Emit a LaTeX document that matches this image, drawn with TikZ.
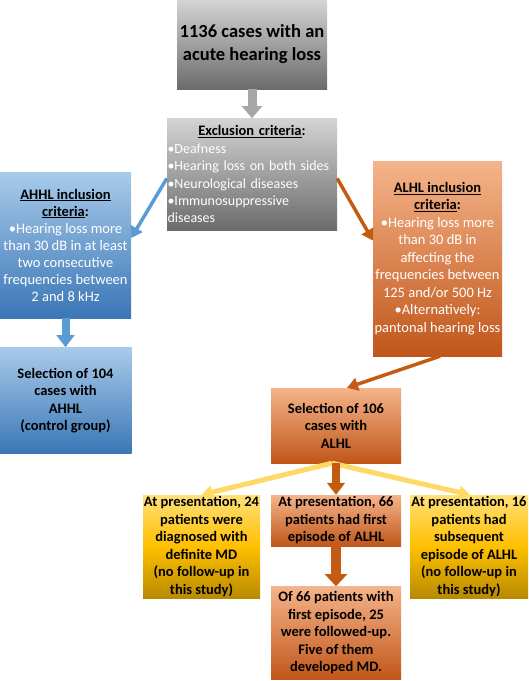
\documentclass[tikz,border=0pt]{standalone}
\usepackage{fontspec}
\setmainfont{Carlito}
\usepackage{xcolor}
\usetikzlibrary{arrows.meta, positioning}

\definecolor{greyTop}{HTML}{D4D4D4}
\definecolor{greyBottom}{HTML}{6B6B6B}
\definecolor{blueTop}{HTML}{A9CBEA}
\definecolor{blueBottom}{HTML}{3A76B6}
\definecolor{orangeTop}{HTML}{F5B48A}
\definecolor{orangeBottom}{HTML}{C0561A}
\definecolor{yellowTop}{HTML}{FFE07A}
\definecolor{yellowMid}{HTML}{FFC000}
\definecolor{yellowBottom}{HTML}{B88A00}
\definecolor{greyArrow}{HTML}{A6A6A6}
\definecolor{blueArrow}{HTML}{5B9BD5}
\definecolor{orangeArrow}{HTML}{C55A11}
\definecolor{yellowArrow}{HTML}{FFD966}

\begin{document}
\begin{tikzpicture}[x=1pt, y=-1pt,
    box/.style={rectangle, inner sep=1pt, align=center, font=\fontsize{14.5}{17.5}\selectfont\bfseries},
    greybox/.style={box, top color=greyTop, bottom color=greyBottom},
    bluebox/.style={box, top color=blueTop, bottom color=blueBottom},
    orangebox/.style={box, top color=orangeTop, bottom color=orangeBottom},
    yellowbox/.style={box, top color=yellowTop, bottom color=yellowBottom, middle color=yellowMid},
    fatarrow/.style={line width=#1, -{Triangle[width=2.2*#1, length=12pt]}},
    thinarrow/.style={line width=3.5pt, -{Triangle[width=13pt, length=11pt]}}
]
\useasboundingbox (0,0) rectangle (529,681);

\node[greybox, minimum width=150pt, minimum height=89pt, font=\fontsize{18.5}{23}\selectfont\bfseries] (cases) at (252,44.5) {1136 cases with an\\acute hearing loss};
\node[greybox, below=29pt of cases, minimum width=170pt, minimum height=112pt, inner sep=0.5pt, text width=169pt, align=left, text=white, font=\fontsize{14}{17.4}\selectfont] (excl) {\makebox[169pt]{\color{black}\fontsize{14.5}{17.4}\selectfont\textbf{\underline{Exclusion criteria}:}}\\\textbullet Deafness\\\textbullet Hearing loss on both sides\\\textbullet Neurological diseases\\\textbullet Immunosuppressive\\diseases};

\node[bluebox, minimum width=131pt, minimum height=146pt, text=white, font=\fontsize{14.5}{17}\selectfont] (ahhl) at (65.5,245) {{\color{black}\textbf{\underline{AHHL inclusion}}}\\{\color{black}\textbf{\underline{criteria}:}}\\\textbullet Hearing loss more\\than 30 dB in at least\\two consecutive\\frequencies between\\2 and 8 kHz};
\node[bluebox, below=29pt of ahhl, minimum width=132pt, minimum height=106pt] (sel104) {Selection of 104\\cases with\\AHHL\\(control group)};

\node[orangebox, minimum width=129pt, minimum height=195pt, text=white, font=\fontsize{14.5}{17.5}\selectfont] (alhl) at (437.5,258.5) {{\color{black}\textbf{\underline{ALHL inclusion}}}\\{\color{black}\textbf{\underline{criteria}:}}\\\textbullet Hearing loss more\\than 30 dB in\\affecting the\\frequencies between\\125 and/or 500 Hz\\\textbullet Alternatively:\\pantonal hearing loss};
\node[orangebox, minimum width=130pt, minimum height=75pt] (sel106) at (336,425.5) {Selection of 106\\cases with\\ALHL};

\node[yellowbox, minimum width=117pt, minimum height=103pt, inner sep=0pt] (mdnow) at (201.5,546.5) {At presentation, 24\\patients were\\diagnosed with\\definite MD\\(no follow-up in\\this study)};
\node[orangebox, minimum width=130pt, minimum height=51pt, inner sep=0pt] (first) at (336,520.5) {At presentation, 66\\patients had first\\episode of ALHL};
\node[orangebox, below=40pt of first, minimum width=130pt, minimum height=93pt] (follow) {Of 66 patients with\\first episode, 25\\were followed-up.\\Five of them\\developed MD.};
\node[yellowbox, minimum width=118pt, minimum height=103pt, inner sep=0pt] (subseq) at (469,546.5) {At presentation, 16\\patients had\\subsequent\\episode of ALHL\\(no follow-up in\\this study)};

% connectors
\draw[fatarrow=9pt, greyArrow] (cases) -- (excl);
\draw[thinarrow, blueArrow] ([yshift=-4pt]excl.west) -- ([yshift=7pt]ahhl.east);
\draw[thinarrow, orangeArrow] ([yshift=-4pt]excl.east) -- ([yshift=18pt]alhl.west);
\draw[fatarrow=8pt, blueArrow] (ahhl) -- (sel104);
\draw[thinarrow, orangeArrow] ([xshift=2.5pt]alhl.south) -- ([xshift=11pt]sel106.north);
\draw[thinarrow, yellowArrow, line width=5pt] ([xshift=-4pt]sel106.south) -- (mdnow.north);
\draw[thinarrow, yellowArrow, line width=5pt] ([xshift=-4pt]sel106.south) -- ([xshift=1pt]subseq.north);
\draw[fatarrow=8pt, orangeArrow] (sel106) -- (first);
\draw[fatarrow=10pt, orangeArrow] (first) -- (follow);
\end{tikzpicture}
\end{document}
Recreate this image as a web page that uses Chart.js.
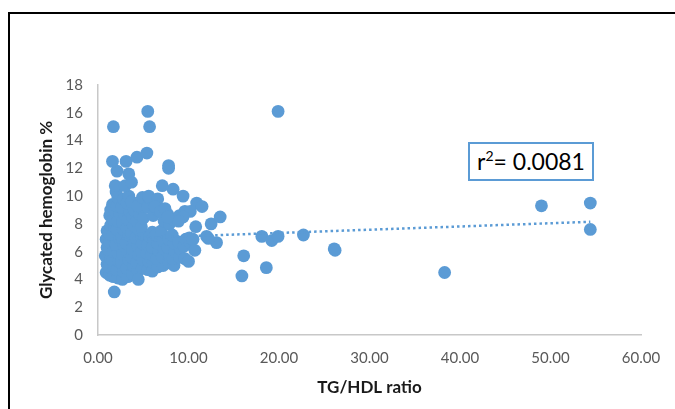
<!DOCTYPE html>
<html>
<head>
<meta charset="utf-8">
<script src="https://cdn.jsdelivr.net/npm/chart.js@4"></script>
<style>
  html, body { margin: 0; padding: 0; background: #fff; overflow: hidden; }
  #wrap { position: relative; width: 675px; height: 409px; }
  #frame { position: absolute; left: 8px; top: 12px; width: 720px; height: 460px; border: 2px solid #000; }
  canvas { position: absolute; left: 0; top: 0; }
  #r2 {
    position: absolute; left: 468px; top: 142px; width: 122px; height: 35px;
    border: 2px solid #5b9bd5; background: #fff;
    font-family: Lato, sans-serif; font-size: 23px; color: #000;
    line-height: 35px; text-align: center;
  }
  #r2 sup { font-size: 14px; vertical-align: 9px; line-height: 0; }
</style>
</head>
<body>
<div id="wrap">
  <div id="frame"></div>
  <canvas id="c" width="675" height="409"></canvas>
  <div id="r2">r<sup>2</sup>= 0.0081</div>
</div>
<script>
'use strict';

// TG/HDL ratio vs glycated hemoglobin, one pair per patient
const samples = [
  [0.9,4.5],[1.0,5.1],[0.8,5.7],[1.0,6.3],[0.9,6.9],[1.0,7.5],
  [1.3,4.3],[1.2,4.9],[1.4,5.5],[1.2,6.1],[1.3,6.7],[1.2,7.3],[1.4,7.9],[1.3,8.6],[1.4,9.0],
  [1.7,4.2],[1.8,4.8],[1.6,5.4],[1.7,6.0],[1.9,6.6],[1.6,7.2],[1.8,7.8],[1.7,8.3],[1.9,8.9],[1.6,9.4],
  [2.2,4.1],[2.1,4.7],[2.3,5.3],[2.2,5.9],[2.0,6.5],[2.3,7.0],[2.1,7.6],[2.2,8.2],[2.4,8.8],[2.1,9.3],[2.2,9.9],[2.0,10.3],
  [2.7,4.0],[2.8,4.6],[2.6,5.2],[2.7,5.8],[2.9,6.4],[2.6,7.0],[2.8,7.6],[2.7,8.1],[2.9,8.7],[2.6,9.2],[2.8,9.8],
  [3.3,4.2],[3.2,4.8],[3.4,5.4],[3.3,6.0],[3.1,6.6],[3.4,7.2],[3.2,7.7],[3.3,8.3],[3.5,8.9],[3.2,9.5],[3.4,10.0],
  [3.8,4.4],[3.9,5.0],[3.7,5.6],[3.8,6.2],[4.0,6.8],[3.7,7.3],[3.9,7.9],[3.8,8.5],[4.0,9.0],[3.7,9.6],
  [4.4,4.6],[4.3,5.2],[4.5,5.8],[4.4,6.4],[4.2,7.0],[4.5,7.6],[4.3,8.2],[4.6,8.7],[4.4,9.3],
  [4.9,4.8],[5.0,5.4],[4.8,6.0],[4.9,6.6],[5.1,7.2],[4.8,7.8],[5.0,8.4],[4.9,9.9],
  [5.5,4.7],[5.6,5.3],[5.4,5.9],[5.5,6.5],[5.7,7.1],[5.5,9.2],[5.6,9.9],
  [6.0,4.6],[6.1,5.2],[5.9,5.8],[6.0,6.3],[6.2,6.9],[6.0,7.4],[6.1,8.6],
  [6.6,4.9],[6.5,5.5],[6.7,6.1],[6.6,6.6],[6.4,7.2],[6.6,9.0],
  [7.2,5.0],[7.1,5.6],[7.3,6.2],[7.2,6.8],[7.0,7.5],[7.3,8.2],
  [7.8,5.2],[7.9,5.7],[7.7,6.3],[7.8,6.9],[7.9,8.0],[7.7,8.7],
  [8.4,5.0],[8.3,5.5],[8.5,6.0],[8.4,6.6],[8.2,7.2],[8.4,8.3],
  [9.0,5.6],[9.1,6.2],[8.9,6.7],[9.0,8.6],
  [9.6,5.5],[9.5,6.4],[9.7,6.9],[9.6,8.9],
  [10.2,6.6],[10.1,7.0],
  [10.5,6.9],[12.0,7.1],[13.1,6.65],[12.2,6.95],[10.0,5.3],[10.7,6.1],[10.8,7.8],[12.5,8.0],
  [13.5,8.5],[10.9,9.5],[11.5,9.25],[10.2,8.9],[9.4,8.5],[8.9,8.2],[9.4,10.0],[8.3,10.5],
  [7.1,10.75],[7.8,12.2],[7.8,12.0],[5.6,10.0],[6.6,9.8],[6.3,9.25],[6.9,8.9],[7.4,9.1],[7.7,8.5],
  [1.9,10.75],[3.0,10.75],[3.7,11.0],[3.4,11.6],[2.1,11.8],[1.6,12.5],[3.1,12.5],[4.3,12.8],
  [5.4,13.1],[1.7,15.0],[5.7,15.0],[5.5,16.1],[4.45,4.0],[1.8,3.1],
  [16.1,5.7],[15.9,4.25],[18.6,4.85],[18.1,7.1],[19.2,6.8],[19.9,7.1],[19.9,16.1],
  [22.7,7.2],[26.1,6.2],[26.2,6.1],[38.3,4.5],[49.0,9.3],[54.4,9.5],[54.4,7.6]
];

// linear trendline ends, as drawn
const trendX = [0.8, 54.4];
const trendY = [6.9, 8.15];

const xTicks = [0, 10, 20, 30, 40, 50, 60];
const yTicks = [0, 2, 4, 6, 8, 10, 12, 14, 16, 18];

const blue = '#5b9bd5';
const tickFont = { family: 'Lato', size: 15 };
const titleFont = { family: 'Lato', size: 17, weight: 'bold' };

new Chart(document.getElementById('c'), {
  type: 'scatter',
  data: {
    datasets: [{
      label: 'Trend',
      data: trendX.map((x, i) => ({ x: x, y: trendY[i] })),
      showLine: true,
      borderColor: blue,
      borderWidth: 2.5,
      borderDash: [2.5, 3],
      pointRadius: 0
    }, {
      label: 'Patients',
      data: samples.map(p => ({ x: p[0], y: p[1] })),
      backgroundColor: blue,
      borderColor: blue,
      borderWidth: 0,
      pointRadius: 6.4
    }]
  },
  options: {
    responsive: false,
    animation: false,
    events: [],
    layout: { padding: { top: 85, right: 34, left: 0, bottom: 0 } },
    plugins: { legend: { display: false }, tooltip: { enabled: false } },
    scales: {
      x: {
        type: 'linear', min: 0, max: 60,
        afterBuildTicks: s => { s.ticks = xTicks.map(v => ({ value: v })); },
        afterFit: s => { s.height = 74; },
        grid: { drawOnChartArea: false, drawTicks: false },
        border: { display: true, color: '#c8c8c8', width: 1.5 },
        ticks: { padding: 14, color: '#595959', font: tickFont, callback: v => v.toFixed(2) },
        title: { display: true, text: 'TG/HDL ratio', color: '#1a1a1a', font: titleFont, padding: { top: 4, bottom: 11 } }
      },
      y: {
        type: 'linear', min: 0, max: 18,
        afterBuildTicks: s => { s.ticks = yTicks.map(v => ({ value: v })); },
        afterFit: s => { s.width = 98; },
        grid: { drawOnChartArea: false, drawTicks: false },
        border: { display: true, color: '#c8c8c8', width: 1.5 },
        ticks: { padding: 15, color: '#595959', font: tickFont },
        title: { display: true, text: 'Glycated hemoglobin %', color: '#1a1a1a', font: titleFont, padding: { top: 36, bottom: 0 } }
      }
    }
  }
});
</script>
</body>
</html>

**Problem statement:** Pick out lines containing the word "with", each one as written.

**Solution below:**
Emit a LaTeX document that matches this image, drawn with TikZ.
\node[greybox, minimum width=150pt, minimum height=89pt, font=\fontsize{18.5}{23}\selectfont\bfseries] (cases) at (252,44.5) {1136 cases with an\\acute hearing loss};
\node[bluebox, below=29pt of ahhl, minimum width=132pt, minimum height=106pt] (sel104) {Selection of 104\\cases with\\AHHL\\(control group)};
\node[orangebox, minimum width=130pt, minimum height=75pt] (sel106) at (336,425.5) {Selection of 106\\cases with\\ALHL};
\node[yellowbox, minimum width=117pt, minimum height=103pt, inner sep=0pt] (mdnow) at (201.5,546.5) {At presentation, 24\\patients were\\diagnosed with\\definite MD\\(no follow-up in\\this study)};
\node[orangebox, below=40pt of first, minimum width=130pt, minimum height=93pt] (follow) {Of 66 patients with\\first episode, 25\\were followed-up.\\Five of them\\developed MD.};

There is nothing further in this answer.